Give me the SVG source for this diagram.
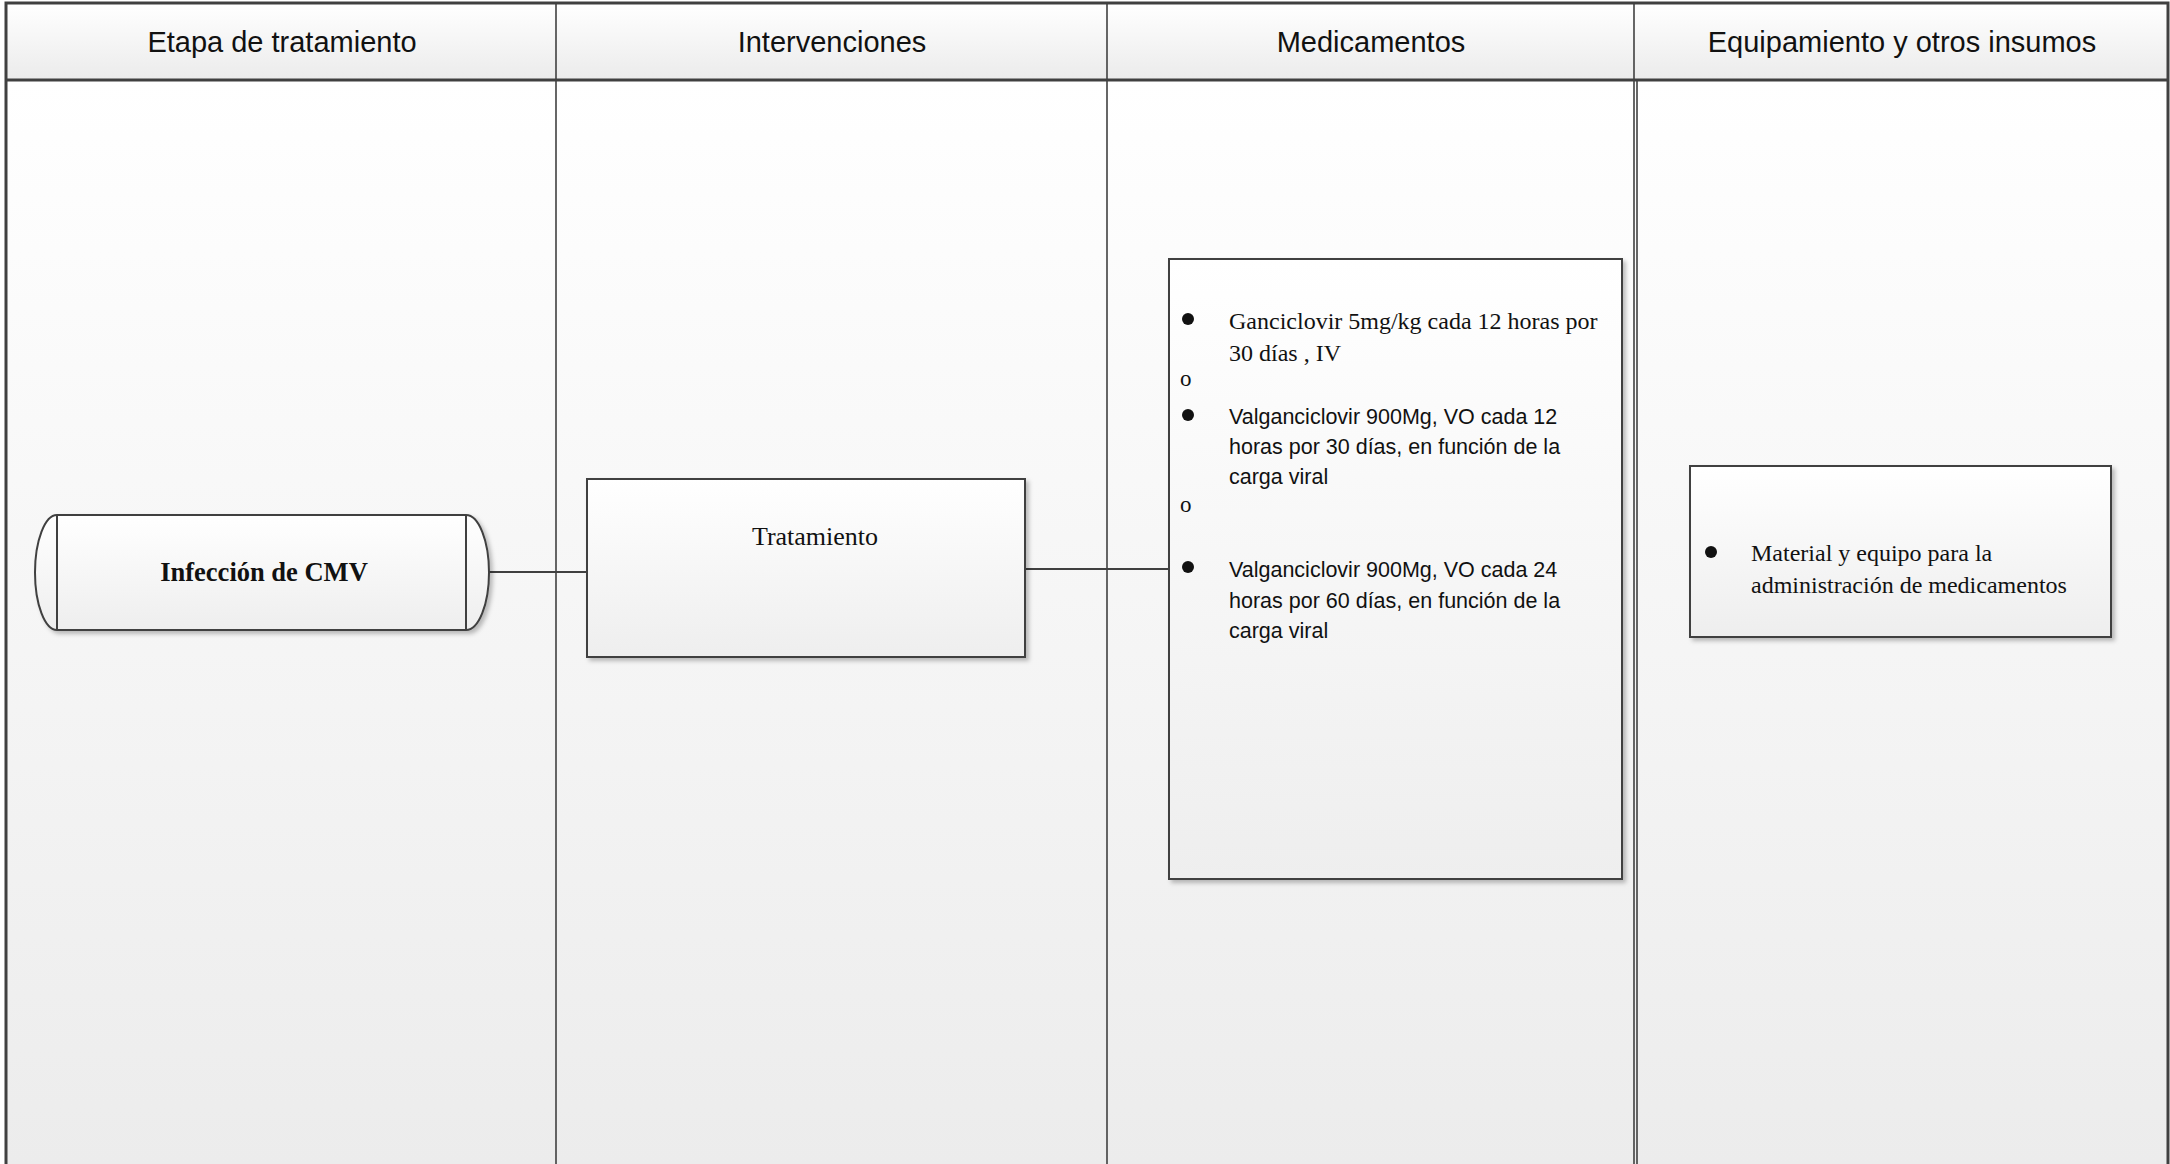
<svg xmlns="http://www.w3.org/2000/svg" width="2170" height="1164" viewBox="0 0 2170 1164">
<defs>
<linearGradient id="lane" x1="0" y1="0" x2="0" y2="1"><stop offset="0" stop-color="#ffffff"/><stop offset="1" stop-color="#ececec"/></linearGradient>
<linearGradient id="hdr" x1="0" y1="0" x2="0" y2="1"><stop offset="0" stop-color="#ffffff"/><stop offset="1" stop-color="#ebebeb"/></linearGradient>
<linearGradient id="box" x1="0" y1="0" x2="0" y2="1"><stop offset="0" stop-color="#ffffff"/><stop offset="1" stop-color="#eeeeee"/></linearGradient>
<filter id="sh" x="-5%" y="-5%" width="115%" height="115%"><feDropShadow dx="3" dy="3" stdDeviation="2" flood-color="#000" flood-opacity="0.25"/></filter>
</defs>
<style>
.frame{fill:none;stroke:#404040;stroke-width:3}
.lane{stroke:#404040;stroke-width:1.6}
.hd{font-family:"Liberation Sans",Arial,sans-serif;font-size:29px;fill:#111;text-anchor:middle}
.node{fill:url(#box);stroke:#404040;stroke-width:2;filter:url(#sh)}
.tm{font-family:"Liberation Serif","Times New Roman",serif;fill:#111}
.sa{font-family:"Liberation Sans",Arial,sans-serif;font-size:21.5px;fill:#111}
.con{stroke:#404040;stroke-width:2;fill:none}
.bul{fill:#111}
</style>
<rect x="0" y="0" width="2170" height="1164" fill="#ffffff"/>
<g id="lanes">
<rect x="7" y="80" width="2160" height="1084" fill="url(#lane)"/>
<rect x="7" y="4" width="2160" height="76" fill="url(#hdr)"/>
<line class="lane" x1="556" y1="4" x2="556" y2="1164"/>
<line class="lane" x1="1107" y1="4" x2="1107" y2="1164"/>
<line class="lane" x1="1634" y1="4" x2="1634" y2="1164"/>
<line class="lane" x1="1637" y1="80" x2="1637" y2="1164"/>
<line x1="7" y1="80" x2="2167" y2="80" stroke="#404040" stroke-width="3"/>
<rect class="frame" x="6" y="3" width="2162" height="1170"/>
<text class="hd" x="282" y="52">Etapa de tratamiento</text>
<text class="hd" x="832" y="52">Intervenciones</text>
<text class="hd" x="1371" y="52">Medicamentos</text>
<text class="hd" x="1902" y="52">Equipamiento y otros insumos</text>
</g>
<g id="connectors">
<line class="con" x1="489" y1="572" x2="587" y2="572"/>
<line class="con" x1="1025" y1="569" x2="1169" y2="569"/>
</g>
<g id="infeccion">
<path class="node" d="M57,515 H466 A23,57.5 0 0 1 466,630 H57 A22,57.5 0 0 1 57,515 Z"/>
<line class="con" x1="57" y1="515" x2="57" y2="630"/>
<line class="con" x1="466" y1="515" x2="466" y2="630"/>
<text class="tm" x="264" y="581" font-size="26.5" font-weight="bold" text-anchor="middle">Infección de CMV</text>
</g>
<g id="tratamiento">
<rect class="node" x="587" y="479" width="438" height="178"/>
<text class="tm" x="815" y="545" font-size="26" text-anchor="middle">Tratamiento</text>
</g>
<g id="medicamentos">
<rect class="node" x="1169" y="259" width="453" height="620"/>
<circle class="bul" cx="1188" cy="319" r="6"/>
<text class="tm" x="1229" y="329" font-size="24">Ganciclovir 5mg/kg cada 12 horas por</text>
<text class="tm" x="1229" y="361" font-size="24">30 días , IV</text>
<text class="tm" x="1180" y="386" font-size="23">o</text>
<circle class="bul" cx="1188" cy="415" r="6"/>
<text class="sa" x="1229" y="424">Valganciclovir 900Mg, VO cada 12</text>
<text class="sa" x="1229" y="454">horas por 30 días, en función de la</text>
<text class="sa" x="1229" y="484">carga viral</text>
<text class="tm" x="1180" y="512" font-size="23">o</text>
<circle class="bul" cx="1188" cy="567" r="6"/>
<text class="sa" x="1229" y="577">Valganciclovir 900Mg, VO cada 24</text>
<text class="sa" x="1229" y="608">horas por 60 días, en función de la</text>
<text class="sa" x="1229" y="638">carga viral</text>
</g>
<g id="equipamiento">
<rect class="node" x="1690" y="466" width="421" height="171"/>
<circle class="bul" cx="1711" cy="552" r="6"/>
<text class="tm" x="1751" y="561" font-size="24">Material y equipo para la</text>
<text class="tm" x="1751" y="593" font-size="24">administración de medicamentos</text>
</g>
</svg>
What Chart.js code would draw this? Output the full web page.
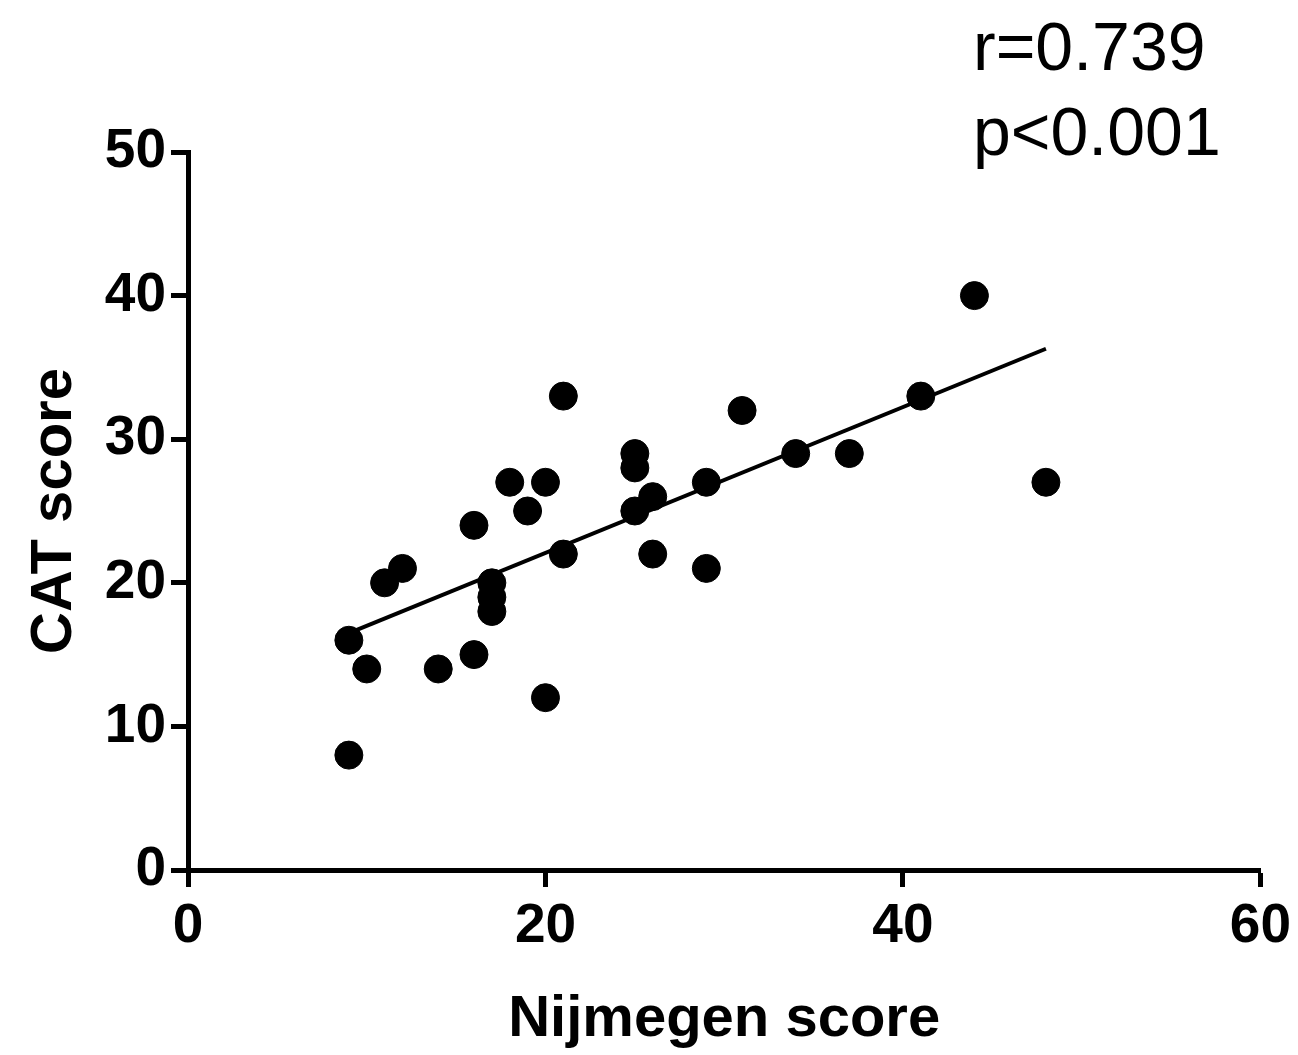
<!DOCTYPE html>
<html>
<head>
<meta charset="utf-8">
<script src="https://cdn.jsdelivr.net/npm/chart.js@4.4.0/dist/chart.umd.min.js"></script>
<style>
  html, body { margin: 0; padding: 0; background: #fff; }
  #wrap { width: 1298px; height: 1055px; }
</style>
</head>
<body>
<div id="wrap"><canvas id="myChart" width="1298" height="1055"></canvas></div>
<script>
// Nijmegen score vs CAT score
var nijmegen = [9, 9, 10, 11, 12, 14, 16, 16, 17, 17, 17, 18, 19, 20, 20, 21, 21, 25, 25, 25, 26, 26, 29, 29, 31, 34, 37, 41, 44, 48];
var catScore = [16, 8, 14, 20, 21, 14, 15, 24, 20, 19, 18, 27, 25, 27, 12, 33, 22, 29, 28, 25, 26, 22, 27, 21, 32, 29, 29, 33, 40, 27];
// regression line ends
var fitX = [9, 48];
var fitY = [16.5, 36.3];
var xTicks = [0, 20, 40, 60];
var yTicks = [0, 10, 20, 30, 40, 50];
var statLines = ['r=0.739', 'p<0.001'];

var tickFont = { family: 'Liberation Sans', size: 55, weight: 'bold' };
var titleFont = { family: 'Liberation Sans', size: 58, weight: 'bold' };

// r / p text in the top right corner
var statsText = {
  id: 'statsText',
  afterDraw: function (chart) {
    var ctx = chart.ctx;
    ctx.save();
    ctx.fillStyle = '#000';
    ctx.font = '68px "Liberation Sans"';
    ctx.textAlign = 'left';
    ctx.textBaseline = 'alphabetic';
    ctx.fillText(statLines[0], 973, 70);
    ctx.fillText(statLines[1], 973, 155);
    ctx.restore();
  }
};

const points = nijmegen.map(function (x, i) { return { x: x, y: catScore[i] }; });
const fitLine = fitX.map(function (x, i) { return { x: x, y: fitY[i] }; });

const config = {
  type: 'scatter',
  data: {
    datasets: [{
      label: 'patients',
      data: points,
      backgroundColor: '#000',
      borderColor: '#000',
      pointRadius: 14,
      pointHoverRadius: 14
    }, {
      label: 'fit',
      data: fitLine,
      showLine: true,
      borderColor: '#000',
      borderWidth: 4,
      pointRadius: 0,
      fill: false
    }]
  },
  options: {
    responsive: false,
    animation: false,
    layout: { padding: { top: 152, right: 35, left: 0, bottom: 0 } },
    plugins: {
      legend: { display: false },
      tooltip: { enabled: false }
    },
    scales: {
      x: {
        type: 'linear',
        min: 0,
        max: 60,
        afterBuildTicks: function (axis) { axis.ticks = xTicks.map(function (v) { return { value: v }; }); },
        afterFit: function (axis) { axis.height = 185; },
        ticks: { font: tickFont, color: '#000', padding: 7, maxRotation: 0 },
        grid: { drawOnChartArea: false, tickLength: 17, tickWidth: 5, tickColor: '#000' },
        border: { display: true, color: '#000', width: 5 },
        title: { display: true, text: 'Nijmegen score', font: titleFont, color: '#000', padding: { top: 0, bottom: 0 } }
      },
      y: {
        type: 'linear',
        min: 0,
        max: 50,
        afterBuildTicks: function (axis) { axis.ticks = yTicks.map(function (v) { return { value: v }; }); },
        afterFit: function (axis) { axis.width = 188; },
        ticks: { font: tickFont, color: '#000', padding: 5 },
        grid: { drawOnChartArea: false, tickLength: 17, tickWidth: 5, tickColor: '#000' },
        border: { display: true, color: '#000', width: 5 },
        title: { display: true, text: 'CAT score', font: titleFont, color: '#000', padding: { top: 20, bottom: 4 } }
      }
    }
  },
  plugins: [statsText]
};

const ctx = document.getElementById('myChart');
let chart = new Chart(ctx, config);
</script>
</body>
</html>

########################################

Aim
In the listing above, find the line with "What Chart.js code" and the line with "const fitLine = fitX.map(function". Set down exactly those lines and everything between them, skipping pictures.

Result of the task
What Chart.js code would draw this? Output the full web page.
<!DOCTYPE html>
<html>
<head>
<meta charset="utf-8">
<script src="https://cdn.jsdelivr.net/npm/chart.js@4.4.0/dist/chart.umd.min.js"></script>
<style>
  html, body { margin: 0; padding: 0; background: #fff; }
  #wrap { width: 1298px; height: 1055px; }
</style>
</head>
<body>
<div id="wrap"><canvas id="myChart" width="1298" height="1055"></canvas></div>
<script>
// Nijmegen score vs CAT score
var nijmegen = [9, 9, 10, 11, 12, 14, 16, 16, 17, 17, 17, 18, 19, 20, 20, 21, 21, 25, 25, 25, 26, 26, 29, 29, 31, 34, 37, 41, 44, 48];
var catScore = [16, 8, 14, 20, 21, 14, 15, 24, 20, 19, 18, 27, 25, 27, 12, 33, 22, 29, 28, 25, 26, 22, 27, 21, 32, 29, 29, 33, 40, 27];
// regression line ends
var fitX = [9, 48];
var fitY = [16.5, 36.3];
var xTicks = [0, 20, 40, 60];
var yTicks = [0, 10, 20, 30, 40, 50];
var statLines = ['r=0.739', 'p<0.001'];

var tickFont = { family: 'Liberation Sans', size: 55, weight: 'bold' };
var titleFont = { family: 'Liberation Sans', size: 58, weight: 'bold' };

// r / p text in the top right corner
var statsText = {
  id: 'statsText',
  afterDraw: function (chart) {
    var ctx = chart.ctx;
    ctx.save();
    ctx.fillStyle = '#000';
    ctx.font = '68px "Liberation Sans"';
    ctx.textAlign = 'left';
    ctx.textBaseline = 'alphabetic';
    ctx.fillText(statLines[0], 973, 70);
    ctx.fillText(statLines[1], 973, 155);
    ctx.restore();
  }
};

const points = nijmegen.map(function (x, i) { return { x: x, y: catScore[i] }; });
const fitLine = fitX.map(function (x, i) { return { x: x, y: fitY[i] }; });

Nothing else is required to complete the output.